In the midst of our incredibly busy days, parents search for something called quality time. But time is time, and each week we are given exactly 10,080 minutes; no more, no less. Time is the great equalizer – it doesn’t matter how much or how little money you have.

How we spend that time is what matters. Interestingly, we often spend time in things we can document, quantify or measure, such as activities like sports, school, chores, and work. But what matters more are the things you can’t measure, such as the impact of teachable moments. We need to look at those opportunities as gifts and capitalize on them.

Thank you Former Governor Spitzer. Thank you for giving us the opportunity the explain to our children the difference between little and big mistakes. Thank you for giving us the opportunity to ask our children a simple but very important question,

“What do you think your reputation is worth?”

Since we are surrounded by popular culture, what used to be considered infamous is now immediately considered famous. We are in the parenting fight of our lives and need to find opportunities to reinforce our values despite the world’s perceptions of values imploding around us.

The young woman in the Spitzer case stands to make millions from the publicity. Again, discuss with your children what her reputation is really worth? A new show called Moment of Truth offers large money prizes for true answers. Unless you’ve lead a Mother Teresa-like existence, I would suggest not trading your reputation and family embarrassment for dollars.
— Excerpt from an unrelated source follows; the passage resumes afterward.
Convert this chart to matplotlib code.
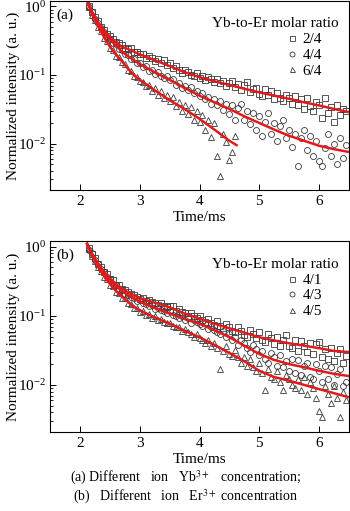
import matplotlib
matplotlib.use("Agg")
import matplotlib.pyplot as plt
from matplotlib.lines import Line2D

plt.rcParams["font.family"] = ["Liberation Serif", "DejaVu Serif"]
plt.rcParams["mathtext.fontset"] = "stix"
plt.rcParams["axes.unicode_minus"] = False
plt.rcParams["font.size"] = 11

# sampling times (ms), shared by all measured series
t = [2.15, 2.20, 2.25, 2.30, 2.35, 2.40, 2.45, 2.50, 2.55, 2.60,
     2.65, 2.70, 2.75, 2.80, 2.85, 2.90, 2.95, 3.00, 3.05, 3.10,
     3.15, 3.20, 3.25, 3.30, 3.35, 3.40, 3.45, 3.50, 3.55, 3.60,
     3.65, 3.70, 3.75, 3.80, 3.85, 3.90, 3.95, 4.00, 4.05, 4.10,
     4.15, 4.20, 4.25, 4.30, 4.35, 4.40, 4.45, 4.50, 4.55, 4.60,
     4.65, 4.70, 4.75, 4.80, 4.85, 4.90, 4.95, 5.00, 5.05, 5.10,
     5.15, 5.20, 5.25, 5.30, 5.35, 5.40, 5.45, 5.50, 5.55, 5.60,
     5.65, 5.70, 5.75, 5.80, 5.85, 5.90, 5.95, 6.00, 6.05, 6.10,
     6.15, 6.20, 6.25, 6.30, 6.35, 6.40, 6.45]

# panel (a): Yb-to-Er 2/4, 4/4, 6/4
a_24 = [1.02, 0.83, 0.70, 0.61, 0.51, 0.46, 0.39, 0.37, 0.34, 0.30,
        0.29, 0.27, 0.25, 0.24, 0.245, 0.22, 0.215, 0.20, 0.205, 0.18,
        0.19, 0.175, 0.16, 0.17, 0.15, 0.165, 0.14, 0.15, 0.125, 0.135,
        0.12, 0.108, 0.118, 0.112, 0.10, 0.098, 0.106, 0.09, 0.097, 0.084,
        0.094, 0.088, 0.078, 0.087, 0.076, 0.083, 0.07, 0.076, 0.081, 0.066,
        0.073, 0.06, 0.072, 0.078, 0.057, 0.062, 0.065, 0.053, 0.05, 0.063,
        0.051, 0.058, 0.045, 0.055, 0.047, 0.042, 0.052, 0.046, 0.038, 0.049,
        0.036, 0.044, 0.032, 0.046, 0.035, 0.03, 0.041, 0.037, 0.024, 0.046,
        0.028, 0.034, 0.021, 0.036, 0.026, 0.032, 0.03]
a_44 = [0.98, 0.84, 0.66, 0.58, 0.48, 0.43, 0.36, 0.34, 0.29, 0.28,
        0.24, 0.23, 0.20, 0.195, 0.17, 0.17, 0.15, 0.15, 0.13, 0.135,
        0.115, 0.12, 0.105, 0.11, 0.097, 0.092, 0.096, 0.085, 0.088, 0.072,
        0.077, 0.064, 0.07, 0.06, 0.066, 0.055, 0.058, 0.05, 0.054, 0.044,
        0.048, 0.038, 0.045, 0.036, 0.042, 0.031, 0.038, 0.027, 0.036, 0.022,
        0.033, 0.038, 0.022, 0.03, 0.019, 0.028, 0.016, 0.025, 0.013, 0.021,
        0.028, 0.014, 0.02, 0.011, 0.018, 0.022, 0.012, 0.016, 0.009, 0.014,
        0.0047, 0.012, 0.016, 0.008, 0.013, 0.0065, 0.011, 0.0055, 0.0047, 0.0085,
        0.014, 0.0065, 0.0098, 0.005, 0.012, 0.0062, 0.0095]
a_64 = [0.97, 0.76, 0.64, 0.50, 0.44, 0.35, 0.31, 0.25, 0.235, 0.19,
        0.185, 0.155, 0.145, 0.12, 0.115, 0.096, 0.095, 0.082, 0.08, 0.07,
        0.071, 0.058, 0.065, 0.052, 0.058, 0.047, 0.052, 0.042, 0.048, 0.035,
        0.04, 0.03, 0.036, 0.027, 0.034, 0.022, 0.03, 0.021, 0.026, 0.016,
        0.022, 0.0125, 0.02, 0.0066, 0.0034, 0.014, 0.0105, 0.0058, 0.0075, 0.013]

# panel (b): Yb-to-Er 4/1, 4/3, 4/5
b_41 = [0.95, 0.78, 0.69, 0.57, 0.51, 0.43, 0.40, 0.34, 0.33, 0.28,
        0.28, 0.245, 0.24, 0.22, 0.205, 0.2, 0.19, 0.175, 0.18, 0.165,
        0.17, 0.16, 0.152, 0.145, 0.155, 0.14, 0.132, 0.138, 0.14, 0.118,
        0.125, 0.112, 0.108, 0.1, 0.108, 0.098, 0.092, 0.1, 0.087, 0.082,
        0.09, 0.079, 0.074, 0.084, 0.072, 0.066, 0.076, 0.07, 0.061, 0.058,
        0.068, 0.06, 0.053, 0.05, 0.062, 0.055, 0.048, 0.058, 0.045, 0.042,
        0.055, 0.047, 0.039, 0.05, 0.037, 0.044, 0.052, 0.036, 0.034, 0.045,
        0.031, 0.043, 0.036, 0.03, 0.041, 0.028, 0.039, 0.042, 0.025, 0.033,
        0.024, 0.034, 0.022, 0.029, 0.033, 0.021, 0.026]
b_43 = [0.9, 0.8, 0.64, 0.57, 0.47, 0.43, 0.36, 0.34, 0.29, 0.28,
        0.24, 0.235, 0.21, 0.2, 0.19, 0.178, 0.165, 0.172, 0.155, 0.148,
        0.138, 0.144, 0.125, 0.13, 0.122, 0.118, 0.11, 0.116, 0.104, 0.098,
        0.093, 0.1, 0.086, 0.092, 0.08, 0.087, 0.082, 0.076, 0.072, 0.079,
        0.064, 0.07, 0.062, 0.058, 0.054, 0.06, 0.05, 0.055, 0.045, 0.05,
        0.038, 0.044, 0.04, 0.034, 0.03, 0.038, 0.033, 0.027, 0.031, 0.024,
        0.021, 0.029, 0.025, 0.019, 0.027, 0.018, 0.022, 0.016, 0.024, 0.015,
        0.023, 0.014, 0.019, 0.021, 0.013, 0.012, 0.02, 0.016, 0.011, 0.019,
        0.012, 0.018, 0.01, 0.0145, 0.017, 0.0095, 0.011]
b_45 = [0.92, 0.73, 0.63, 0.50, 0.45, 0.37, 0.34, 0.28, 0.27, 0.22,
        0.215, 0.18, 0.18, 0.155, 0.15, 0.13, 0.13, 0.115, 0.118, 0.103,
        0.106, 0.094, 0.098, 0.087, 0.09, 0.082, 0.078, 0.08, 0.072, 0.068,
        0.07, 0.061, 0.064, 0.058, 0.055, 0.05, 0.055, 0.047, 0.045, 0.041,
        0.045, 0.037, 0.041, 0.034, 0.017, 0.031, 0.036, 0.028, 0.026, 0.032,
        0.025, 0.021, 0.025, 0.019, 0.024, 0.018, 0.016, 0.021, 0.015, 0.0085,
        0.017, 0.013, 0.012, 0.016, 0.011, 0.0085, 0.014, 0.012, 0.01, 0.009,
        0.012, 0.0085, 0.013, 0.0075, 0.011, 0.009, 0.0065, 0.0042, 0.0034, 0.0095,
        0.0075, 0.0055, 0.0095, 0.0065, 0.0034, 0.008, 0.006]

# fitted curves
tf = [2.12, 2.2, 2.3, 2.4, 2.5, 2.6, 2.7, 2.8, 2.9, 3.0, 3.25, 3.5,
      3.75, 4.0, 4.25, 4.5, 4.75, 5.0, 5.25, 5.5, 5.75, 6.0, 6.25, 6.48]
fa_24 = [1.25, 0.85, 0.6, 0.45, 0.36, 0.30, 0.26, 0.24, 0.22, 0.20, 0.165, 0.135,
         0.11, 0.093, 0.081, 0.072, 0.063, 0.056, 0.050, 0.045, 0.040, 0.036, 0.032, 0.029]
fa_44 = [1.25, 0.82, 0.57, 0.42, 0.33, 0.27, 0.22, 0.19, 0.165, 0.145, 0.11, 0.085,
         0.065, 0.05, 0.04, 0.032, 0.025, 0.020, 0.016, 0.013, 0.011, 0.0093, 0.0083, 0.0076]
tf_64 = [2.12, 2.2, 2.3, 2.4, 2.5, 2.6, 2.7, 2.8, 2.9, 3.0, 3.25, 3.5,
         3.75, 4.0, 4.25, 4.5, 4.62]
fa_64 = [1.2, 0.78, 0.52, 0.36, 0.26, 0.2, 0.16, 0.125, 0.1, 0.085, 0.06, 0.043,
         0.032, 0.023, 0.016, 0.011, 0.0095]
fb_41 = [1.1, 0.8, 0.58, 0.44, 0.35, 0.29, 0.25, 0.22, 0.2, 0.18, 0.155, 0.133,
         0.108, 0.091, 0.077, 0.066, 0.057, 0.049, 0.044, 0.040, 0.037, 0.034, 0.031, 0.030]
fb_43 = [1.1, 0.78, 0.56, 0.42, 0.33, 0.27, 0.23, 0.20, 0.18, 0.16, 0.13, 0.108,
         0.09, 0.077, 0.062, 0.049, 0.037, 0.028, 0.023, 0.020, 0.018, 0.016, 0.0145, 0.0135]
fb_45 = [1.1, 0.75, 0.52, 0.38, 0.29, 0.23, 0.19, 0.16, 0.135, 0.12, 0.095, 0.077,
         0.061, 0.049, 0.038, 0.029, 0.022, 0.016, 0.013, 0.0115, 0.010, 0.0087, 0.0076, 0.0067]

markers = ["s", "o", "^"]
edge = "#3a3a3a"
red = "#e31a1c"

fig = plt.figure(figsize=(3.5, 5.11), dpi=100)
ax1 = fig.add_axes([0.143, 0.628, 0.854, 0.370])
ax2 = fig.add_axes([0.143, 0.155, 0.854, 0.373])

panels = [
    (ax1, "(a)", [a_24, a_44, a_64], [(tf, fa_24), (tf, fa_44), (tf_64, fa_64)], ["2/4", "4/4", "6/4"]),
    (ax2, "(b)", [b_41, b_43, b_45], [(tf, fb_41), (tf, fb_43), (tf, fb_45)], ["4/1", "4/3", "4/5"]),
]

for ax, tag, series, fits, labels in panels:
    for ys, m in zip(series, markers):
        ax.plot(t[:len(ys)], ys, linestyle="none", marker=m, markersize=4.3,
                markerfacecolor="none", markeredgecolor=edge, markeredgewidth=0.6)
    for xf, yf in fits:
        ax.plot(xf, yf, color=red, linewidth=1.8)
    ax.set_yscale("log")
    ax.set_xlim(1.5, 6.5)
    ax.set_ylim(0.0021, 1.2)
    ax.set_xticks([2, 3, 4, 5, 6])
    ax.xaxis.set_minor_locator(plt.NullLocator())
    ax.tick_params(which="both", direction="in", top=False, right=False)
    ax.tick_params(which="major", length=4, width=0.7)
    ax.tick_params(which="minor", length=2.5, width=0.6)
    ax.tick_params(axis="y", pad=2.5)
    for s in ax.spines.values():
        s.set_linewidth(0.8)
    ax.set_xlabel("Time/ms", labelpad=2.5)
    ax.set_ylabel("Normalized intensity (a. u.)")
    ax.yaxis.set_label_coords(-0.102, 0.5)
    ax.text(0.022, 0.96, tag, transform=ax.transAxes, ha="left", va="top")
    ax.text(0.965, 0.88, "Yb-to-Er molar ratio", transform=ax.transAxes,
            ha="right", va="center")
    handles = [Line2D([], [], linestyle="none", marker=m, markersize=3.6,
                      markerfacecolor="none", markeredgecolor=edge, markeredgewidth=0.6)
               for m in markers]
    ax.legend(handles, labels, loc="upper left", bbox_to_anchor=(0.785, 0.84),
              frameon=False, handlelength=0.8, handletextpad=0.25,
              labelspacing=0.12, borderpad=0.1, borderaxespad=0)

fig.text(0.53, 0.064, "(a) Different   ion   Yb$^{3+}$   concentration;",
         ha="center", va="center", fontsize=10)
fig.text(0.53, 0.027, "(b)   Different   ion   Er$^{3+}$ concentration",
         ha="center", va="center", fontsize=10)

fig.savefig("out.png", dpi=100)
Despite your best attempts, you can’t be around your children all the time, so the next best thing is to make sure they are thinking before they act. No doubt they will make mistakes, but have discussions that reinforce the values you want to instill so you can at least minimize that possibility. I know you think children sometimes don’t listen, but they do. After all, if we didn’t listen, how could you explain that when we grow up we all sound just like our mothers or fathers.

As you end your discussion, put this seed in your child’s head;

“Before you do something – think, would you be proud or embarrassed for us to learn about it?”

That will tell them all they need to know.